Cadence can be critical for walking-the-dog, so it’s best to experiment open-mindedly before stowing these baits. Try short, quick rod twitches, changing to longer sweeps, focusing on what draws the most attention. Nothing builds excitement like seeing a big fish stalk and strike a lure at the surface, and if you can repeat that tempo, you may have a pattern that works in similar areas around the lake.
Big stickbaits have a well deserved reputation for fooling big bass. Pro angler Ish Monroe of Hughson, California, chooses a 5-inch Reaction Innovations Vixen under a variety of conditions from Prespawn through fall, coast to coast. His philosophy is that big baits attract big bass. “I’m a big bait, big fish guy,” Monroe says. “I like the Vixen’s size and wild action. In tournaments, it’s the one bait I have ready for all occasions.”
Monroe used a shad-color Vixen in his victory at the Bassmaster Elite Series event on Lake Amistad last March. By combining sight-fishing and twitching a Vixen over ditches where bass were migrating into spawning areas, he boated 20 fish weighing an incredible 1041⁄2 pounds, including a 9-pound 5-ounce sow that ate the Vixen.
With big fish on the agenda, Monroe employs heavy gear. He uses a 7-foot heavy-action fiberglass Daiwa rod, paired with a Daiwa Fuego reel spooled with 50-pound-test Power Pro braided line. He ties directly to his Vixen using a double Palomar knot, feeling that the disturbance of the lure’s action, light refraction, and glare mask the opaque line. “Fifty-pound braid means you never break them off,” he explains.
Tweaking Baits
One modification is to replace a plain rear treble hook with one dressed in chicken feathers. That’s been so popular that the new Heddon SwayBack Spook comes so adorned. Feathers pulsate and breathe in motion and at rest, sometimes turning the tide when the bite slows. A red treble at the throat, imitating a bleeding gill, at times seems to increase bites.
Some baits, including the original Zara Spook, come with large trebles hung directly on hook hangers. Sometimes, a hooked bass can gain leverage and twist free. Split-rings eliminate that leverage. I remove the screws and stock hooks and add split-rings (short-shank trebles mean less chance of hooks tangling) before reassembly. A drop of Superglue sets them securely. Some new models come with split-rings. I’ve found the rattleless action of the original Spook often outproduces rattling topwaters when the sun is high or bass are heavily fished, so it’s worth the extra work.
Drown-the-Dog
An interesting evolution of Spook fishing occurred when anglers began applying a snapping, slack-line retrieve to other types of baits.

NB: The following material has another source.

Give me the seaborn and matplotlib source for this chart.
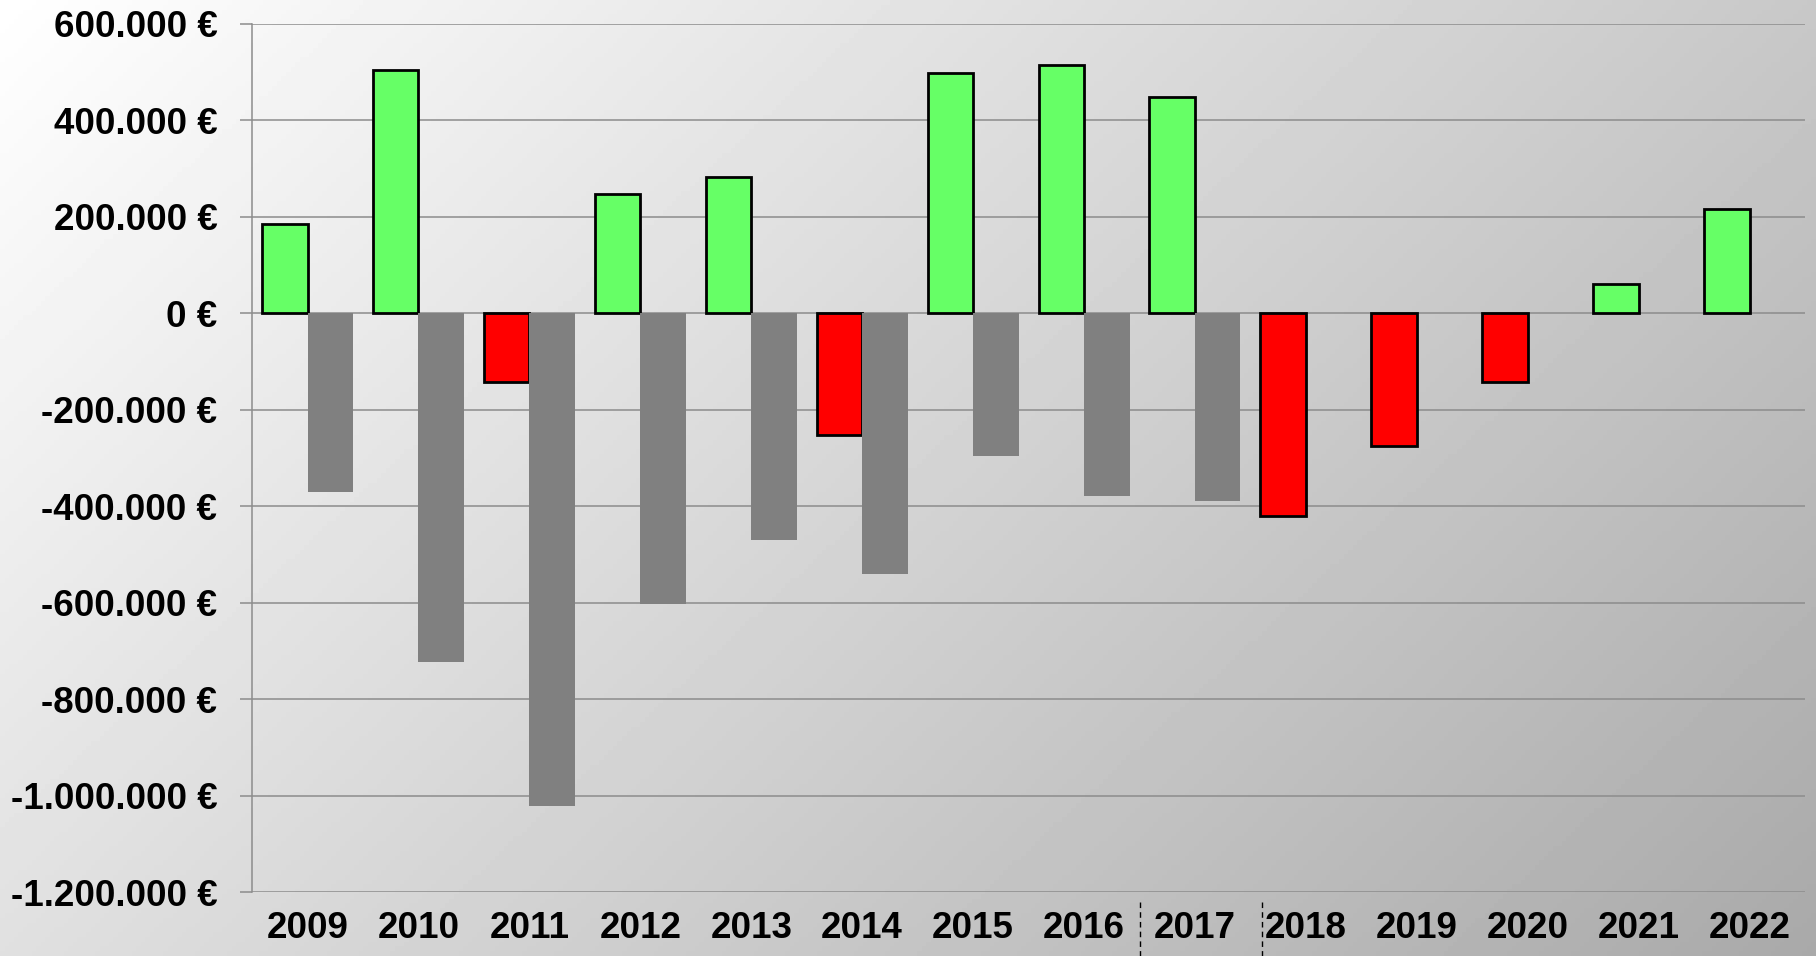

In 1988, In-Fisherman published Rich Zaleski’s “Rippin’ Spring Smallmouths,” which outlined techniques for triggering pre-spawn bass with floating minnowbaits like Bagley’s Diving Bang-O-Lure and Magnum Rapalas. By sweeping the bait down to its working depth and then imparting a series of aggressive twitches, Zaleski found the lures would “shift angles underwater the way a Zara Spook does on top.” Thus, drowning-the-dog was born.
Today, several baits have been designed to drown-the-dog with ease, like Rapala’s X-Rap and the Lucky Craft Pointer series. They feature slightly longer diving bills than traditional jerkbaits, set toward the bait’s nose rather than at the throat. While Zaleski worked floating baits aggressively to keep them down, suspending baits now allow for extended pauses that are deadly in water below 50°F.
Pauses of more than half a minute contradict the term”walk,” but can lure lethargic largemouth and smallmouth bass under those conditions. Deeper-diving models like the Lucky Craft Stay See, Rapala Minnow Rap, the Goodie Minnow from Dave’s KA-BOOM! Baits, and the new Smithwick Deep Rogue Jr., make this task easier to perform.